The portfolios’ asset allocations mimic how target-date funds invest. (For further details on the investment assumptions, see Tuesday’s article.)

Below are the results.

Required Contribution Rates

(Annual Contribution Rate %, Including Company Match)
A table showing the required 401(k) contribution rates for higher-income employees who earn 90th percentile salaries, under different investment-performance assumptions, and different starting ages.

The good news for higher-income employees is that if they start their 401(k) accounts early and receive moderate or better investment performance, they should be able to reach the 80% retirement income standard. For participants with incomes from $100,000 to $150,000, Vanguard reports, the aggregate current contribution rate of its customers is 12.2%. That is sufficient.

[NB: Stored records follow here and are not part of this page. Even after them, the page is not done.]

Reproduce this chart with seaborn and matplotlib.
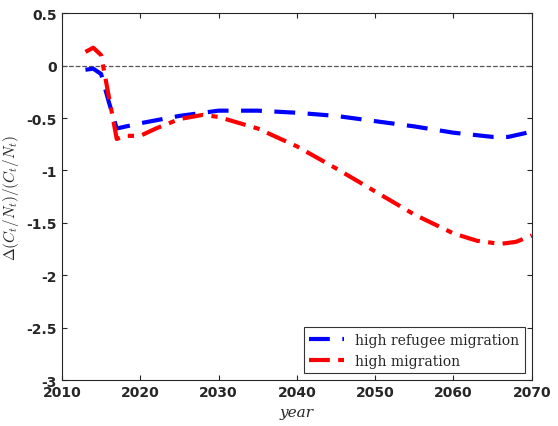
import matplotlib
matplotlib.use("Agg")
import matplotlib.pyplot as plt
import seaborn as sns
import pandas as pd

sns.set_style("ticks")
plt.rcParams['mathtext.fontset'] = 'cm'

years_b = [2013, 2014, 2015, 2016, 2017, 2020, 2025, 2030, 2035, 2040, 2045, 2050, 2055, 2060, 2065, 2067, 2070]
refugee = [-0.04, -0.03, -0.08, -0.35, -0.6, -0.55, -0.48, -0.43, -0.43, -0.45, -0.48, -0.53, -0.58, -0.64, -0.68, -0.68, -0.63]
years_r = [2013, 2014, 2015, 2016, 2017, 2018, 2020, 2022, 2025, 2028, 2030, 2035, 2040, 2045, 2050, 2055, 2060, 2063, 2066, 2068, 2070]
migration = [0.13, 0.17, 0.1, -0.3, -0.7, -0.67, -0.67, -0.6, -0.51, -0.47, -0.49, -0.6, -0.77, -0.98, -1.2, -1.42, -1.6, -1.67, -1.70, -1.68, -1.62]

fig, ax = plt.subplots(figsize=(5.58, 4.27), dpi=100)
fig.subplots_adjust(left=0.111, right=0.953, top=0.967, bottom=0.107)
ax.axhline(0, color='#555555', lw=0.9, ls='--')
sns.lineplot(x=years_b, y=refugee, ax=ax, color='#0000ff', lw=3, label='high refugee migration')
ax.lines[-1].set_dashes([5, 3])
sns.lineplot(x=years_r, y=migration, ax=ax, color='#ff0000', lw=3, label='high migration')
ax.lines[-1].set_dashes([5, 2, 1.5, 2])
ax.set_xlim(2010, 2070)
ax.set_ylim(-3, 0.5)
ax.set_xticks(range(2010, 2071, 10))
ax.set_yticks([0.5, 0, -0.5, -1, -1.5, -2, -2.5, -3])
ax.set_yticklabels(['0.5', '0', '-0.5', '-1', '-1.5', '-2', '-2.5', '-3'])
ax.tick_params(direction='in', top=True, right=True, labelsize=10)
for t in ax.get_xticklabels() + ax.get_yticklabels():
    t.set_fontweight('bold')
ax.set_xlabel('year', fontstyle='italic', family='serif', fontsize=11)
ax.set_ylabel(r'$\Delta(C_t/N_t)/(C_t/N_t)$', fontsize=11)
leg = ax.legend(loc='lower right', prop={'family': 'serif', 'size': 10}, fancybox=False, edgecolor='black', handlelength=2.5)
leg.get_frame().set_linewidth(0.8)
fig.savefig('out.png')
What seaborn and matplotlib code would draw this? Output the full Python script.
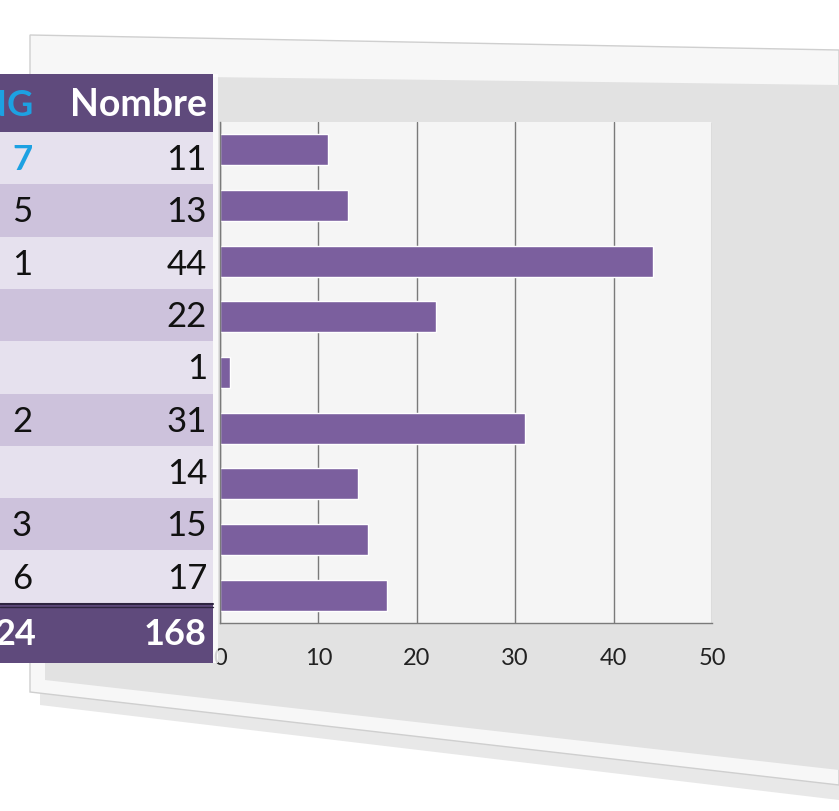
import matplotlib
matplotlib.use("Agg")
import matplotlib.pyplot as plt
import seaborn as sns
from matplotlib.patches import Rectangle, Polygon

sns.set_theme(style="white")
plt.rcParams["font.family"] = ["Lato", "DejaVu Sans"]

# data
categories = ["c1", "c2", "c3", "c4", "c5", "c6", "c7", "c8", "c9"]
nombre = [11, 13, 44, 22, 1, 31, 14, 15, 17]
rang = ["7", "5", "1", "", "", "2", "", "3", "6"]
headers = ["RANG", "Nombre"]
totals = ["24", "168"]
xticks = [0, 10, 20, 30, 40, 50]

W, H = 839, 811
fig = plt.figure(figsize=(W / 100, H / 100), dpi=100)
fig.patch.set_facecolor("white")


def fx(px):
    return px / W


def fy(py):
    return 1 - py / H


# background panel
bg = fig.add_axes([0, 0, 1, 1], zorder=0)
bg.set_xlim(0, W)
bg.set_ylim(H, 0)
bg.axis("off")
bg.add_patch(Polygon([(40, 45), (W, 60), (W, 800), (40, 705)], closed=True,
                     fc="#d9d9d9", ec="none", alpha=0.6))
bg.add_patch(Polygon([(30, 35), (W, 50), (W, 785), (30, 692)], closed=True,
                     fc="#f7f7f7", ec="#cfcfcf", lw=1))
bg.add_patch(Polygon([(45, 75), (W, 85), (W, 770), (45, 680)], closed=True,
                     fc="#e2e2e2", ec="none"))

# bar chart
ax = fig.add_axes([fx(220), fy(623), fx(712) - fx(220), fy(122) - fy(623)], zorder=1)
ax.set_facecolor("#f5f5f5")
sns.barplot(x=nombre, y=categories, orient="h", color="#7b5f9e",
            width=0.56, saturation=1, ax=ax)
ax.set_xlim(0, 50)
ax.set_xticks(xticks)
ax.set_xticklabels([str(t) for t in xticks], fontsize=17, color="#222222")
ax.set_yticks([])
ax.set_xlabel("")
ax.set_ylabel("")
ax.xaxis.grid(True, color="#7a7a7a", lw=1)
ax.set_axisbelow(True)
ax.tick_params(axis="x", length=10, width=1, color="#7a7a7a", pad=8, direction="out")
for side in ["top", "right"]:
    ax.spines[side].set_visible(False)
for side in ["left", "bottom"]:
    ax.spines[side].set_color("#7a7a7a")
    ax.spines[side].set_linewidth(1)

# table overlay
tb = fig.add_axes([0, 0, 1, 1], zorder=3)
tb.set_xlim(0, W)
tb.set_ylim(H, 0)
tb.axis("off")
tb.patch.set_alpha(0)

x0, x1 = 0, 213
head_top, row_top, row_h = 74, 132, 52.3
dark = "#5f4a7c"
light_rows = ["#e6e1ee", "#cdc2dc"]

tb.add_patch(Rectangle((x0, head_top), x1 - x0, row_top - head_top, fc=dark, ec="none"))
tb.text(33, (head_top + row_top) / 2 + 2, headers[0], color="#1da1e2", fontsize=26,
        fontweight="bold", ha="right", va="center")
tb.text(207, (head_top + row_top) / 2 + 2, headers[1], color="white", fontsize=27,
        fontweight="bold", ha="right", va="center")

for i, (r, n) in enumerate(zip(rang, nombre)):
    top = row_top + i * row_h
    tb.add_patch(Rectangle((x0, top), x1 - x0, row_h, fc=light_rows[i % 2], ec="none"))
    cy = top + row_h / 2 + 2
    if i == 0:
        tb.text(22, cy, r, color="#1da1e2", fontsize=25, fontweight="bold",
                ha="center", va="center")
    else:
        tb.text(22, cy, r, color="#111111", fontsize=25, ha="center", va="center")
    tb.text(207, cy, str(n), color="#111111", fontsize=25, ha="right", va="center")

tot_top = row_top + len(nombre) * row_h
tb.add_patch(Rectangle((x0, tot_top), x1 - x0, 60, fc=dark, ec="none"))
tb.plot([x0, x1], [tot_top + 1, tot_top + 1], color="#2e2440", lw=1.5)
tb.plot([x0, x1], [tot_top + 4, tot_top + 4], color="#2e2440", lw=1)
tb.text(36, tot_top + 32, totals[0], color="white", fontsize=26, fontweight="bold",
        ha="right", va="center")
tb.text(207, tot_top + 32, totals[1], color="white", fontsize=26, fontweight="bold",
        ha="right", va="center")
tb.add_patch(Rectangle((x1, head_top), 5, tot_top + 60 - head_top, fc="white",
                       ec="none", alpha=0.8))

fig.savefig("out.png", dpi=100)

The bad news for higher-income employees is that the projections give them little wiggle room. Reaching the income-replacement target when equity performance is sluggish calls for either an initial 18.5% 401(k) contribution rate or a 20%-plus savings rate later in the employee’s career. The first possibility is unrealistic, the second severe. Nor can higher-income employees tolerate investment delay: Those who wait until 35 years old to begin contributing to their 401(k) plans in earnest are implicitly depending upon a bull stock market to bail them out.

A Stricter Standard

This article’s final table compares the retirement outcomes for higher-income employees versus those of their median-income peers, assuming a 15% contribution rate and the same matrix of starting ages and investment returns. Green boxes show that both sets of employees achieved the 80% income-replacement goal. Yellow boxes indicate that only the median investor managed the feat, while pink boxes signify that neither was successful.

Goal Achievement, With 15% Contribution Rate

(Higher-Income Verus Median Employee)
A table comparing the situation of median-income and higher-income employees, for a 401(k) retirement goal, assuming various levels of investment performances and various starting ages.

With 401(k) investing, one contribution rate size does not fit all. Higher-income employees must do more.

The views expressed here are the author’s.